● **Directions for this task**
Leave out the pictures and restate the rest of the data exactly.

● **Dataset extract**
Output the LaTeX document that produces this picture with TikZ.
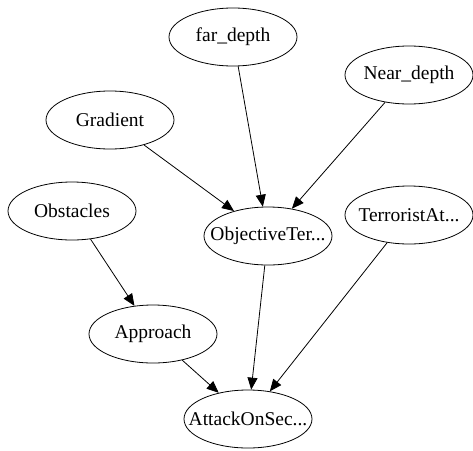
\documentclass[tikz,border=0pt]{standalone}
\usepackage{fontspec}
\setmainfont{Liberation Serif}
\usetikzlibrary{shapes.geometric,arrows.meta}
\begin{document}
\begin{tikzpicture}[x=1pt,y=-1pt,
  nd/.style={ellipse,draw,line width=0.8pt,minimum width=128pt,minimum height=58pt,inner sep=0pt,
    label={[font=\fontsize{19.5}{22}\selectfont,inner sep=0pt]center:#1}},
  ed/.style={line width=0.8pt,-{Triangle[length=12pt,width=10pt]}}]
\useasboundingbox (0,0) rectangle (473,450);
\node[nd={far\_depth}] (far) at (233,37) {};
\node[nd={Near\_depth}] (near) at (409,75) {};
\node[nd={Gradient}] (grad) at (110,120) {};
\node[nd={Obstacles}] (obs) at (72,211) {};
\node[nd={ObjectiveTer...}] (obj) at (268,236) {};
\node[nd={TerroristAt...}] (ter) at (409,215) {};
\node[nd={Approach}] (app) at (153,334) {};
\node[nd={AttackOnSec...}] (att) at (248,419) {};
\draw[ed] (far) -- (obj);
\draw[ed] (near) -- (obj);
\draw[ed] (grad) -- (obj);
\draw[ed] (obs) -- (app);
\draw[ed] (obj) -- (att);
\draw[ed] (ter) -- (att);
\draw[ed] (app) -- (att);
\end{tikzpicture}
\end{document}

● **Full solution**
Output the LaTeX document that produces this picture with TikZ.
\documentclass[tikz,border=0pt]{standalone}
\usepackage{fontspec}
\setmainfont{Liberation Serif}
\usetikzlibrary{shapes.geometric,arrows.meta}
\begin{document}
\begin{tikzpicture}[x=1pt,y=-1pt,
  nd/.style={ellipse,draw,line width=0.8pt,minimum width=128pt,minimum height=58pt,inner sep=0pt,
    label={[font=\fontsize{19.5}{22}\selectfont,inner sep=0pt]center:#1}},
  ed/.style={line width=0.8pt,-{Triangle[length=12pt,width=10pt]}}]
\useasboundingbox (0,0) rectangle (473,450);
\node[nd={far\_depth}] (far) at (233,37) {};
\node[nd={Near\_depth}] (near) at (409,75) {};
\node[nd={Gradient}] (grad) at (110,120) {};
\node[nd={Obstacles}] (obs) at (72,211) {};
\node[nd={ObjectiveTer...}] (obj) at (268,236) {};
\node[nd={TerroristAt...}] (ter) at (409,215) {};
\node[nd={Approach}] (app) at (153,334) {};
\node[nd={AttackOnSec...}] (att) at (248,419) {};
\draw[ed] (far) -- (obj);
\draw[ed] (near) -- (obj);
\draw[ed] (grad) -- (obj);
\draw[ed] (obs) -- (app);
\draw[ed] (obj) -- (att);
\draw[ed] (ter) -- (att);
\draw[ed] (app) -- (att);
\end{tikzpicture}
\end{document}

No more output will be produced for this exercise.